Tulisan ini ditulis oleh Thobib Al Asyhar (Dosen Psikologi Islam SKSG Universitas Indonesia, Direktur GTK Madrasah, Kemenag RI)
JENDELAMALUKU.COM – Salah satu penyakit hati (amradl al-qulub) yang sangat merusak amal adalah riya (pamer), selain hasad, ujub, takabbur, bakhil, munafiq, dan lainnya. Dilihat dari skalanya, riya memiliki levelnya, mulai yang paling tinggi hingga samar-samar atau sangat lembut.
Riya level tertinggi sangat mudah dideteksi, baik diri sendiri, apalagi orang lain.

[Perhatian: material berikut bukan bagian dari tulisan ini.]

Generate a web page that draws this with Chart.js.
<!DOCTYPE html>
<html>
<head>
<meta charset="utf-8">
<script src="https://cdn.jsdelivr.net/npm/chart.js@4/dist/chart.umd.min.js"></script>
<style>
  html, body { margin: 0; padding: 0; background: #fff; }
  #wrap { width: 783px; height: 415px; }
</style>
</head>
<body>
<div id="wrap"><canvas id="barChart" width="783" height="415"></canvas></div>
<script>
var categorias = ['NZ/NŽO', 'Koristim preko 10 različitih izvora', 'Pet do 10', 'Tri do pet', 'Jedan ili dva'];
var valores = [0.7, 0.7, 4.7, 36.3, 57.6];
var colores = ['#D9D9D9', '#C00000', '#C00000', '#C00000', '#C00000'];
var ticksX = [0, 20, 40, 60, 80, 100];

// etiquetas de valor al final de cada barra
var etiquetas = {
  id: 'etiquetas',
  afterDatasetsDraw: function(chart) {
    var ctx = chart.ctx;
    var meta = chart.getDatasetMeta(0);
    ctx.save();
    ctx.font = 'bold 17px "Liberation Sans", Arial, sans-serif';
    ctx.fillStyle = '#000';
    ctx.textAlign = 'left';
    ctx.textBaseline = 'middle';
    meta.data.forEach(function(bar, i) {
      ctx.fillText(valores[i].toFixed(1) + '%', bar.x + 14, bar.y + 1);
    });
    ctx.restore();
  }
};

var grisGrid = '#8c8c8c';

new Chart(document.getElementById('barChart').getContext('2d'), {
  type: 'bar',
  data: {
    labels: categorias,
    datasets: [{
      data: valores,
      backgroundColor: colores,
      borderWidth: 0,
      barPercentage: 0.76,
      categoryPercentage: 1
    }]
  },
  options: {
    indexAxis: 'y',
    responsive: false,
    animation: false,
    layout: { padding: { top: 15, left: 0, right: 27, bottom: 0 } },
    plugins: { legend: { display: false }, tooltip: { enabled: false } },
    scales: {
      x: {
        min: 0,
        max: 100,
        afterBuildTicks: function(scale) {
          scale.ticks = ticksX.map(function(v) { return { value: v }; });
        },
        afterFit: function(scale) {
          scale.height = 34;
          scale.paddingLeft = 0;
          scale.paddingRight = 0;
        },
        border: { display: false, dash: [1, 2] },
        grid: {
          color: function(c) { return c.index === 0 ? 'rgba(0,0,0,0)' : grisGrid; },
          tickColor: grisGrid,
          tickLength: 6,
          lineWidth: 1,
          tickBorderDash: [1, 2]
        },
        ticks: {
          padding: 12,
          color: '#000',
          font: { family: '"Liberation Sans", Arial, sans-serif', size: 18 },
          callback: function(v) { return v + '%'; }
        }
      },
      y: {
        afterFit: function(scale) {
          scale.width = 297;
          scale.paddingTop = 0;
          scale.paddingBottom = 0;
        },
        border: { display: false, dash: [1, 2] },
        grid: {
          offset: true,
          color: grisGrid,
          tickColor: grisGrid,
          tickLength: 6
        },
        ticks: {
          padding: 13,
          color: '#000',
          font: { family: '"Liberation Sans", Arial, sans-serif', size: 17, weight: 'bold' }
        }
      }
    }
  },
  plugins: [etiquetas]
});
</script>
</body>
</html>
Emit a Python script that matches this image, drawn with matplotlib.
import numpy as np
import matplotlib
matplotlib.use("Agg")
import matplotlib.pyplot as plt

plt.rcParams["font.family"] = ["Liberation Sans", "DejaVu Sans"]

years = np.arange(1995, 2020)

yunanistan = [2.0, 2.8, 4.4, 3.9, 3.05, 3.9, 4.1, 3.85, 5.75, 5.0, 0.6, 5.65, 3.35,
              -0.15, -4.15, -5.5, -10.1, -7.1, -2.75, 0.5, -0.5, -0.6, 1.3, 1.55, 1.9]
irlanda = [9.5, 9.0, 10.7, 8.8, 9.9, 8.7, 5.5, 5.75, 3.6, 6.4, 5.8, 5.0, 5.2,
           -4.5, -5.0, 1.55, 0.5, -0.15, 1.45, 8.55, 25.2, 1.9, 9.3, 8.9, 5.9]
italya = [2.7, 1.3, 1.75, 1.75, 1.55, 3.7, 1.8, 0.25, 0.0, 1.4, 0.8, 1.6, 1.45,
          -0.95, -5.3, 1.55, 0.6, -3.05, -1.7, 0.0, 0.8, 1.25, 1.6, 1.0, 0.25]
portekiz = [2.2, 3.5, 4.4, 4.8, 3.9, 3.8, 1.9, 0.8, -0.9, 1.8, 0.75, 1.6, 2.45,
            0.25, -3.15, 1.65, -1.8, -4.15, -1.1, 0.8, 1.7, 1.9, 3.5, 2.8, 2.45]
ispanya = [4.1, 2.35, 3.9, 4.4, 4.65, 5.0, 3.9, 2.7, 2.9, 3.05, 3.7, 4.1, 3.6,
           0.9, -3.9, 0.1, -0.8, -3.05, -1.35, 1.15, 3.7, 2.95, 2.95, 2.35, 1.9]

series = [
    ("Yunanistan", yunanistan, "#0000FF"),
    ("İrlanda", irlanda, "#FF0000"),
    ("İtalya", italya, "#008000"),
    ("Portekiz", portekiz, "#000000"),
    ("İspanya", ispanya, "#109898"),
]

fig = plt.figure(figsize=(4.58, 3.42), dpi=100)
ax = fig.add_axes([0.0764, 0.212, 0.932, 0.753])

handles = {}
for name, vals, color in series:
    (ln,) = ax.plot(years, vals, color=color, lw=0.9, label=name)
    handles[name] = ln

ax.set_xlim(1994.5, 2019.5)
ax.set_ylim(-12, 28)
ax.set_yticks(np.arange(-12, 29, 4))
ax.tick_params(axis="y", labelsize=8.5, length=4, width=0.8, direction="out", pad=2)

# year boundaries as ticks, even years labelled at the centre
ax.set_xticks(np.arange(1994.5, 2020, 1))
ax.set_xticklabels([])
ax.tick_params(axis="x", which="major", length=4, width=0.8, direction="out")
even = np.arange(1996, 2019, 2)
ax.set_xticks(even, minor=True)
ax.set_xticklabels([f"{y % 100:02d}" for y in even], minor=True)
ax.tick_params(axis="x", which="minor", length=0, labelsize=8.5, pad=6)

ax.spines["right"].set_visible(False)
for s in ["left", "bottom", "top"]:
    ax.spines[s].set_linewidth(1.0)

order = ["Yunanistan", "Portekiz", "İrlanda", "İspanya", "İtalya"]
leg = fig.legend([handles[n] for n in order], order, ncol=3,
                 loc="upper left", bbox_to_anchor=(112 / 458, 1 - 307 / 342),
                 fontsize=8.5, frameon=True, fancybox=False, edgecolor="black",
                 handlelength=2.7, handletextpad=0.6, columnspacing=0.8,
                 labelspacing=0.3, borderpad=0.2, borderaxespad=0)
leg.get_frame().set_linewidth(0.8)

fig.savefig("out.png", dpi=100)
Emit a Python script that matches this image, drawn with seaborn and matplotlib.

Sementara riya sembunyi sering tidak disadari.
Dalam praktiknya, kadang kita mengira sudah cukup berhati-hati, karena menyadari pentingnya ikhlas dalam beramal.
Sekian amal kebajikan dilakukan dalam sunyi, doa-doa dipanjatkan dalam kesendirian, sedekah diberikan tanpa kelihatan mata orang lain.
Tapi tetap saja, ada sesuatu yang terasa ganjil—sebuah harapan samar, keinginan halus agar kebaikan kita diketahui, dihargai, atau setidaknya dibalas oleh sesama.
Dilihat dari sifatnya, riya memang seperti itu. Ia tidak selalu datang dengan “wajah” yang terang.